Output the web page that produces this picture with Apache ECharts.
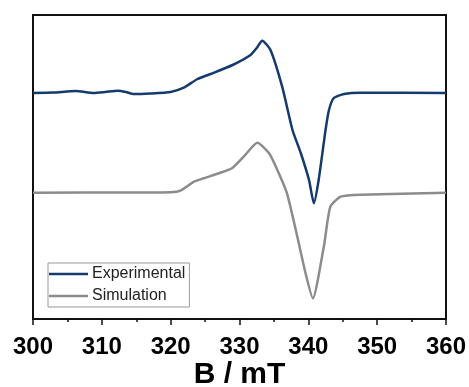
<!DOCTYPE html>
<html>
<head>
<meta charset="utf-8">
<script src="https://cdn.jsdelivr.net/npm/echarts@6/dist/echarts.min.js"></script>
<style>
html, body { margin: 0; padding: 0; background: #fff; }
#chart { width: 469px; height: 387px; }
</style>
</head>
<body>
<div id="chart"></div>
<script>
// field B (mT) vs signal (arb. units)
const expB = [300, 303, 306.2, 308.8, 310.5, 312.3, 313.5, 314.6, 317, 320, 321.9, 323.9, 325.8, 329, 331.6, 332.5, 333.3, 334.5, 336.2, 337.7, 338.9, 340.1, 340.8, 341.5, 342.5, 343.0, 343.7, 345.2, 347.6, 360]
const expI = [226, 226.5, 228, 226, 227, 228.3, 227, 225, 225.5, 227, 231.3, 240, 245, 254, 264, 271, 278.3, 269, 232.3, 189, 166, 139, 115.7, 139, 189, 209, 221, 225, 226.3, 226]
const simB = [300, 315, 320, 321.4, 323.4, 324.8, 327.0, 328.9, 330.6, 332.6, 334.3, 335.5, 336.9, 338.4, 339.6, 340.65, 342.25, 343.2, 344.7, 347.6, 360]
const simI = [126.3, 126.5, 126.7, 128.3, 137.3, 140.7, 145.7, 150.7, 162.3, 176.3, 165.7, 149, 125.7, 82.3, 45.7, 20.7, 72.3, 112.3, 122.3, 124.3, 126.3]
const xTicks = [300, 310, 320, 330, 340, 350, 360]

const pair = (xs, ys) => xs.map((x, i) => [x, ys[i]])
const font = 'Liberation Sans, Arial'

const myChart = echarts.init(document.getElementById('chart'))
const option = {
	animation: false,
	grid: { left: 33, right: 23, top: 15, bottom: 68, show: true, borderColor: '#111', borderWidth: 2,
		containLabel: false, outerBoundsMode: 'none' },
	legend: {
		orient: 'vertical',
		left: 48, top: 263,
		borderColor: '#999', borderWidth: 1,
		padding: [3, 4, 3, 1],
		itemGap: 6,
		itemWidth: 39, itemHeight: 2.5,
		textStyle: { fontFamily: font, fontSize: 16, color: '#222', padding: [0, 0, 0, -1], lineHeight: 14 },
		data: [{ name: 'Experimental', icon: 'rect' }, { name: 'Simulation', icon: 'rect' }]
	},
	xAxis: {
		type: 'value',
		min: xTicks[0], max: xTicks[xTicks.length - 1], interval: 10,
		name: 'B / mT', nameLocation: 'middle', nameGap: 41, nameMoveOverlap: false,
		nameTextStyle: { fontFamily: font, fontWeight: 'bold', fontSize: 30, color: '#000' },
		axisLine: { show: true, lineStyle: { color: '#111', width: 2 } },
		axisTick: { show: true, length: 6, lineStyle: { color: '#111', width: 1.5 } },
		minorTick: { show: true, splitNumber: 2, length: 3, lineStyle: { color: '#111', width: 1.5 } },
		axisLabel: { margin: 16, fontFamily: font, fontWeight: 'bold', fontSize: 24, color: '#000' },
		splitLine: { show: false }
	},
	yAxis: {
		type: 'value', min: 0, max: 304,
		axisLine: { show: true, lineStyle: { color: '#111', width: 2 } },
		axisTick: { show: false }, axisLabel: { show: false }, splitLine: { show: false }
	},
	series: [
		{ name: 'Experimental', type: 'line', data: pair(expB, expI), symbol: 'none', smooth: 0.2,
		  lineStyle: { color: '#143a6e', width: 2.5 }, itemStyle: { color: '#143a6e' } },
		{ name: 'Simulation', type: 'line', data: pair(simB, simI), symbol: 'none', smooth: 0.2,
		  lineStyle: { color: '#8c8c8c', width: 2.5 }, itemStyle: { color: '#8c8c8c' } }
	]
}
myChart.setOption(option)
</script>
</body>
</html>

GOAL OF THE EXERCISE: Quote the data exactly, leaving every image out of the copy.

RESPONSE:
Output the web page that produces this picture with Apache ECharts.
<!DOCTYPE html>
<html>
<head>
<meta charset="utf-8">
<script src="https://cdn.jsdelivr.net/npm/echarts@6/dist/echarts.min.js"></script>
<style>
html, body { margin: 0; padding: 0; background: #fff; }
#chart { width: 469px; height: 387px; }
</style>
</head>
<body>
<div id="chart"></div>
<script>
// field B (mT) vs signal (arb. units)
const expB = [300, 303, 306.2, 308.8, 310.5, 312.3, 313.5, 314.6, 317, 320, 321.9, 323.9, 325.8, 329, 331.6, 332.5, 333.3, 334.5, 336.2, 337.7, 338.9, 340.1, 340.8, 341.5, 342.5, 343.0, 343.7, 345.2, 347.6, 360]
const expI = [226, 226.5, 228, 226, 227, 228.3, 227, 225, 225.5, 227, 231.3, 240, 245, 254, 264, 271, 278.3, 269, 232.3, 189, 166, 139, 115.7, 139, 189, 209, 221, 225, 226.3, 226]
const simB = [300, 315, 320, 321.4, 323.4, 324.8, 327.0, 328.9, 330.6, 332.6, 334.3, 335.5, 336.9, 338.4, 339.6, 340.65, 342.25, 343.2, 344.7, 347.6, 360]
const simI = [126.3, 126.5, 126.7, 128.3, 137.3, 140.7, 145.7, 150.7, 162.3, 176.3, 165.7, 149, 125.7, 82.3, 45.7, 20.7, 72.3, 112.3, 122.3, 124.3, 126.3]
const xTicks = [300, 310, 320, 330, 340, 350, 360]

const pair = (xs, ys) => xs.map((x, i) => [x, ys[i]])
const font = 'Liberation Sans, Arial'

const myChart = echarts.init(document.getElementById('chart'))
const option = {
	animation: false,
	grid: { left: 33, right: 23, top: 15, bottom: 68, show: true, borderColor: '#111', borderWidth: 2,
		containLabel: false, outerBoundsMode: 'none' },
	legend: {
		orient: 'vertical',
		left: 48, top: 263,
		borderColor: '#999', borderWidth: 1,
		padding: [3, 4, 3, 1],
		itemGap: 6,
		itemWidth: 39, itemHeight: 2.5,
		textStyle: { fontFamily: font, fontSize: 16, color: '#222', padding: [0, 0, 0, -1], lineHeight: 14 },
		data: [{ name: 'Experimental', icon: 'rect' }, { name: 'Simulation', icon: 'rect' }]
	},
	xAxis: {
		type: 'value',
		min: xTicks[0], max: xTicks[xTicks.length - 1], interval: 10,
		name: 'B / mT', nameLocation: 'middle', nameGap: 41, nameMoveOverlap: false,
		nameTextStyle: { fontFamily: font, fontWeight: 'bold', fontSize: 30, color: '#000' },
		axisLine: { show: true, lineStyle: { color: '#111', width: 2 } },
		axisTick: { show: true, length: 6, lineStyle: { color: '#111', width: 1.5 } },
		minorTick: { show: true, splitNumber: 2, length: 3, lineStyle: { color: '#111', width: 1.5 } },
		axisLabel: { margin: 16, fontFamily: font, fontWeight: 'bold', fontSize: 24, color: '#000' },
		splitLine: { show: false }
	},
	yAxis: {
		type: 'value', min: 0, max: 304,
		axisLine: { show: true, lineStyle: { color: '#111', width: 2 } },
		axisTick: { show: false }, axisLabel: { show: false }, splitLine: { show: false }
	},
	series: [
		{ name: 'Experimental', type: 'line', data: pair(expB, expI), symbol: 'none', smooth: 0.2,
		  lineStyle: { color: '#143a6e', width: 2.5 }, itemStyle: { color: '#143a6e' } },
		{ name: 'Simulation', type: 'line', data: pair(simB, simI), symbol: 'none', smooth: 0.2,
		  lineStyle: { color: '#8c8c8c', width: 2.5 }, itemStyle: { color: '#8c8c8c' } }
	]
}
myChart.setOption(option)
</script>
</body>
</html>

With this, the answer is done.